What to produce
Can you reproduce the data beneath, keeping every line exact?

Dataset excerpt
-------------------------

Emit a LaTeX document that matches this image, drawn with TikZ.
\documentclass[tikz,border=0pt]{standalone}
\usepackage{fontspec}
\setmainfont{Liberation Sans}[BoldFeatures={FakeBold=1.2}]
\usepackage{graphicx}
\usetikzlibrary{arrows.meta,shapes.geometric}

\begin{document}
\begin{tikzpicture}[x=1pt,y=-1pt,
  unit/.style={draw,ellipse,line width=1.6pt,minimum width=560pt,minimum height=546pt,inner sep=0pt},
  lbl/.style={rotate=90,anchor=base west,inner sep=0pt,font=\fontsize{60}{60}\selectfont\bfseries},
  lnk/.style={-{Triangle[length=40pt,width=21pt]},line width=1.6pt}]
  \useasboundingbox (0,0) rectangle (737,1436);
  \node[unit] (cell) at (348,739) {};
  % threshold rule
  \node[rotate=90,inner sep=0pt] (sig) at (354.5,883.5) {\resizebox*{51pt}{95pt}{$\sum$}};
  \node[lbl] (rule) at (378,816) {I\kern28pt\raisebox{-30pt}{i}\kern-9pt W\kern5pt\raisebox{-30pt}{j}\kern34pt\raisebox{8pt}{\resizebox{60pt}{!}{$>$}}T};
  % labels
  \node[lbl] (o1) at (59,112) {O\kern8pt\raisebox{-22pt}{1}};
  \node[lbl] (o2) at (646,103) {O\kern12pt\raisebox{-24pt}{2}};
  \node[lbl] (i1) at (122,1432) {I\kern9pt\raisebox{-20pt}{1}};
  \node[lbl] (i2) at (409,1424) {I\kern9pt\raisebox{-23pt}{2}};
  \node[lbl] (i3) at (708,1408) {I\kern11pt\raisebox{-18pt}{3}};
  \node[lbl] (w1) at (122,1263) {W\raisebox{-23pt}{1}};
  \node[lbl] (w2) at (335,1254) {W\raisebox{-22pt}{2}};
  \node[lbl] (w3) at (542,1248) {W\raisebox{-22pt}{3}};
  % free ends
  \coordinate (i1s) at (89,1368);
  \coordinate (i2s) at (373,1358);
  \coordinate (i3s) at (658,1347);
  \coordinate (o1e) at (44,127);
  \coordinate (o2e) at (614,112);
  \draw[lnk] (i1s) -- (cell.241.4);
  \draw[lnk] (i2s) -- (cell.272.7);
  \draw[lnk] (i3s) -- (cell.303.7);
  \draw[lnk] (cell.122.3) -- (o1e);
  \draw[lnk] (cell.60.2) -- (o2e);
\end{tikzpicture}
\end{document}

-------------------------

Solved exercise
Emit a LaTeX document that matches this image, drawn with TikZ.
\documentclass[tikz,border=0pt]{standalone}
\usepackage{fontspec}
\setmainfont{Liberation Sans}[BoldFeatures={FakeBold=1.2}]
\usepackage{graphicx}
\usetikzlibrary{arrows.meta,shapes.geometric}

\begin{document}
\begin{tikzpicture}[x=1pt,y=-1pt,
  unit/.style={draw,ellipse,line width=1.6pt,minimum width=560pt,minimum height=546pt,inner sep=0pt},
  lbl/.style={rotate=90,anchor=base west,inner sep=0pt,font=\fontsize{60}{60}\selectfont\bfseries},
  lnk/.style={-{Triangle[length=40pt,width=21pt]},line width=1.6pt}]
  \useasboundingbox (0,0) rectangle (737,1436);
  \node[unit] (cell) at (348,739) {};
  % threshold rule
  \node[rotate=90,inner sep=0pt] (sig) at (354.5,883.5) {\resizebox*{51pt}{95pt}{$\sum$}};
  \node[lbl] (rule) at (378,816) {I\kern28pt\raisebox{-30pt}{i}\kern-9pt W\kern5pt\raisebox{-30pt}{j}\kern34pt\raisebox{8pt}{\resizebox{60pt}{!}{$>$}}T};
  % labels
  \node[lbl] (o1) at (59,112) {O\kern8pt\raisebox{-22pt}{1}};
  \node[lbl] (o2) at (646,103) {O\kern12pt\raisebox{-24pt}{2}};
  \node[lbl] (i1) at (122,1432) {I\kern9pt\raisebox{-20pt}{1}};
  \node[lbl] (i2) at (409,1424) {I\kern9pt\raisebox{-23pt}{2}};
  \node[lbl] (i3) at (708,1408) {I\kern11pt\raisebox{-18pt}{3}};
  \node[lbl] (w1) at (122,1263) {W\raisebox{-23pt}{1}};
  \node[lbl] (w2) at (335,1254) {W\raisebox{-22pt}{2}};
  \node[lbl] (w3) at (542,1248) {W\raisebox{-22pt}{3}};
  % free ends
  \coordinate (i1s) at (89,1368);
  \coordinate (i2s) at (373,1358);
  \coordinate (i3s) at (658,1347);
  \coordinate (o1e) at (44,127);
  \coordinate (o2e) at (614,112);
  \draw[lnk] (i1s) -- (cell.241.4);
  \draw[lnk] (i2s) -- (cell.272.7);
  \draw[lnk] (i3s) -- (cell.303.7);
  \draw[lnk] (cell.122.3) -- (o1e);
  \draw[lnk] (cell.60.2) -- (o2e);
\end{tikzpicture}
\end{document}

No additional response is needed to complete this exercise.